614 Take 3M Retirement Offer; Co. Expected 1,000

The manufacturing giant hasn't specified what, if any, other cost-cutting measures it will implement given that it didn't get its targeted number of volunteers.

Only 614 3M Company employees accepted an early retirement incentive offered in December-significantly fewer than the 1,000 volunteers that the Maplewood-based manufacturer had hoped for.

In bracing itself for a weaker economy in 2012, 3M offered incentive packages to about 4,900 employees, or roughly 15 percent of its work force. Workers had until January 31 to accept the offer, and those who took it retired on February 1.

In a Thursday filing with the U.S. Securities and Exchange Commission, 3M disclosed the number of employees who accepted the incentive package. But the company didn't specify what, if any, other cost-cutting measures it will implement given that it missed its target by 386 employees-and a Friday morning phone call inquiring about such measures wasn't immediately returned.
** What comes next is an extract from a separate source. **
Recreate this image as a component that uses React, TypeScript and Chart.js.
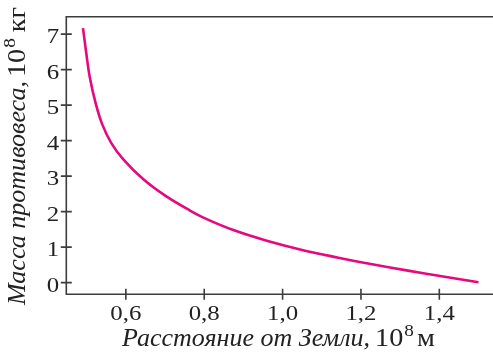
import React, { useEffect, useRef } from "react";
import { Chart, registerables } from "chart.js";

Chart.register(...registerables);

const distance = [0.4906, 0.499, 0.5077, 0.523, 0.54, 0.5629, 0.5935, 0.6446, 0.7043, 0.7638, 0.8021, 0.8743, 0.9596, 1.0446, 1.1424, 1.19, 1.274, 1.359, 1.445, 1.5];
const mass = [7.17, 6.46, 5.8, 5.05, 4.45, 3.93, 3.47, 2.91, 2.42, 2.03, 1.81, 1.48, 1.18, 0.935, 0.7, 0.596, 0.426, 0.264, 0.107, 0.008];

const xTicks = [0.6, 0.8, 1.0, 1.2, 1.4];
const xTickLabels = ["0,6", "0,8", "1,0", "1,2", "1,4"];
const yTicks = [0, 1, 2, 3, 4, 5, 6, 7];
const yTickLabels = ["0", "1", "2", "3", "4", "5", "6", "7"];

const xTitleItalic = "Расстояние от Земли,";
const xTitleUnit = "м";
const yTitleItalic = "Масса противовеса,";
const yTitleUnit = "кг";

const SERIF = "'Liberation Serif', 'DejaVu Serif', serif";
const AXIS_COLOR = "#3c3c3c";
const TEXT_COLOR = "#222";
const LINE_COLOR = "#e6087f";
const STRETCH = 1.13;

function stretchText(ctx: CanvasRenderingContext2D, text: string, x: number, y: number, sx: number) {
  ctx.save();
  ctx.translate(x, y);
  ctx.scale(sx, 1);
  ctx.fillText(text, 0, 0);
  ctx.restore();
}

// italicLen: length of italic part; tenAt: offset of "10"; total: offset of end of unit
function drawTitle(ctx: CanvasRenderingContext2D, x: number, y: number, italic: string, unit: string, size: number, italicLen: number, tenAt: number, total: number) {
  ctx.textBaseline = "alphabetic";
  ctx.textAlign = "left";
  ctx.font = `italic ${size}px ${SERIF}`;
  const wItalic = ctx.measureText(italic).width;
  stretchText(ctx, italic, x, y, italicLen / wItalic);
  ctx.font = `${size}px ${SERIF}`;
  const wTen = ctx.measureText("10").width * STRETCH;
  stretchText(ctx, "10", x + tenAt, y, STRETCH);
  const sup = Math.round(size * 0.68);
  ctx.font = `${sup}px ${SERIF}`;
  stretchText(ctx, "8", x + tenAt + wTen + 1, y - size * 0.42, STRETCH);
  ctx.font = `${size}px ${SERIF}`;
  const wUnit = ctx.measureText(unit).width * STRETCH;
  stretchText(ctx, unit, x + total - wUnit, y, STRETCH);
}

const axesPlugin = {
  id: "customAxes",
  beforeDatasetsDraw(chart: any) {
    const { ctx, chartArea: a, scales } = chart;
    ctx.save();
    ctx.strokeStyle = AXIS_COLOR;
    ctx.lineWidth = 1.6;
    ctx.beginPath();
    ctx.moveTo(a.right, a.top);
    ctx.lineTo(a.left, a.top);
    ctx.lineTo(a.left, a.bottom);
    ctx.lineTo(a.right, a.bottom);
    for (const v of yTicks) {
      const y = scales.y.getPixelForValue(v);
      ctx.moveTo(a.left - 5.5, y);
      ctx.lineTo(a.left + 5.5, y);
    }
    for (const v of xTicks) {
      const x = scales.x.getPixelForValue(v);
      ctx.moveTo(x, a.bottom - 5.5);
      ctx.lineTo(x, a.bottom + 5.5);
    }
    ctx.stroke();

    ctx.fillStyle = TEXT_COLOR;
    ctx.font = `22px ${SERIF}`;
    ctx.textBaseline = "alphabetic";
    ctx.textAlign = "left";
    yTicks.forEach((v, i) => {
      const y = scales.y.getPixelForValue(v);
      const w = ctx.measureText(yTickLabels[i]).width * STRETCH;
      stretchText(ctx, yTickLabels[i], a.left - 7 - w, y + 9, STRETCH);
    });
    xTicks.forEach((v, i) => {
      const x = scales.x.getPixelForValue(v);
      const w = ctx.measureText(xTickLabels[i]).width * STRETCH;
      stretchText(ctx, xTickLabels[i], x - w / 2, a.bottom + 26, STRETCH);
    });
    ctx.restore();
  },
  afterDraw(chart: any) {
    const { ctx } = chart;
    ctx.save();
    ctx.fillStyle = TEXT_COLOR;
    drawTitle(ctx, 122, 346, xTitleItalic, xTitleUnit, 25, 248, 253, 313);
    ctx.translate(25, 305);
    ctx.rotate(-Math.PI / 2);
    drawTitle(ctx, 0, 0, yTitleItalic, yTitleUnit, 25, 224, 228, 298);
    ctx.restore();
  },
};

export default function App() {
  const ref = useRef<HTMLCanvasElement>(null);
  useEffect(() => {
    document.body.style.margin = "0";
    const chart = new Chart(ref.current!, {
      type: "line",
      data: {
        datasets: [
          {
            data: distance.map((d, i) => ({ x: d, y: mass[i] })),
            borderColor: LINE_COLOR,
            borderWidth: 2.6,
            pointRadius: 0,
            tension: 0.35,
            fill: false,
          },
        ],
      },
      options: {
        animation: false,
        responsive: false,
        devicePixelRatio: 1,
        layout: { padding: { top: 16.7, right: 0, left: 0, bottom: 0 } },
        plugins: { legend: { display: false }, tooltip: { enabled: false } },
        scales: {
          x: {
            type: "linear",
            min: 0.448,
            max: 1.537,
            grid: { display: false },
            border: { display: false },
            ticks: { display: false },
            afterFit: (s: any) => {
              s.height = 62.7;
            },
          },
          y: {
            type: "linear",
            min: -0.33,
            max: 7.49,
            grid: { display: false },
            border: { display: false },
            ticks: { display: false },
            afterFit: (s: any) => {
              s.width = 66.3;
            },
          },
        },
      },
      plugins: [axesPlugin],
    } as any);
    return () => chart.destroy();
  }, []);
  return (
    <div style={{ position: "absolute", left: 0, top: 0, width: 493, height: 357 }}>
      <canvas ref={ref} width={493} height={357} style={{ display: "block" }} />
    </div>
  );
}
3M did say in its regulatory filing that it expects to incur early retirement and restructuring costs of about 4 cents per share in the first quarter of 2012; approximately 3 cents per share, or $26 million, relates to termination benefits for the voluntary retirement incentive program in the United States, the company said.

According to the Star Tribune, 3M began implementing cost-cutting measures in the third quarter of last year. They included a hiring freeze and travel cutbacks.

The last time 3M offered a voluntary early retirement package was 2009; 700 people accepted the incentive offered at that time, resulting in a $21 million non-cash charge.

3M is Minnesota's fifth-largest public company based on revenue, which totaled $29.6 billion in 2011. Its net income totaled $4.28 billion last year, up 4.8 percent from 2010.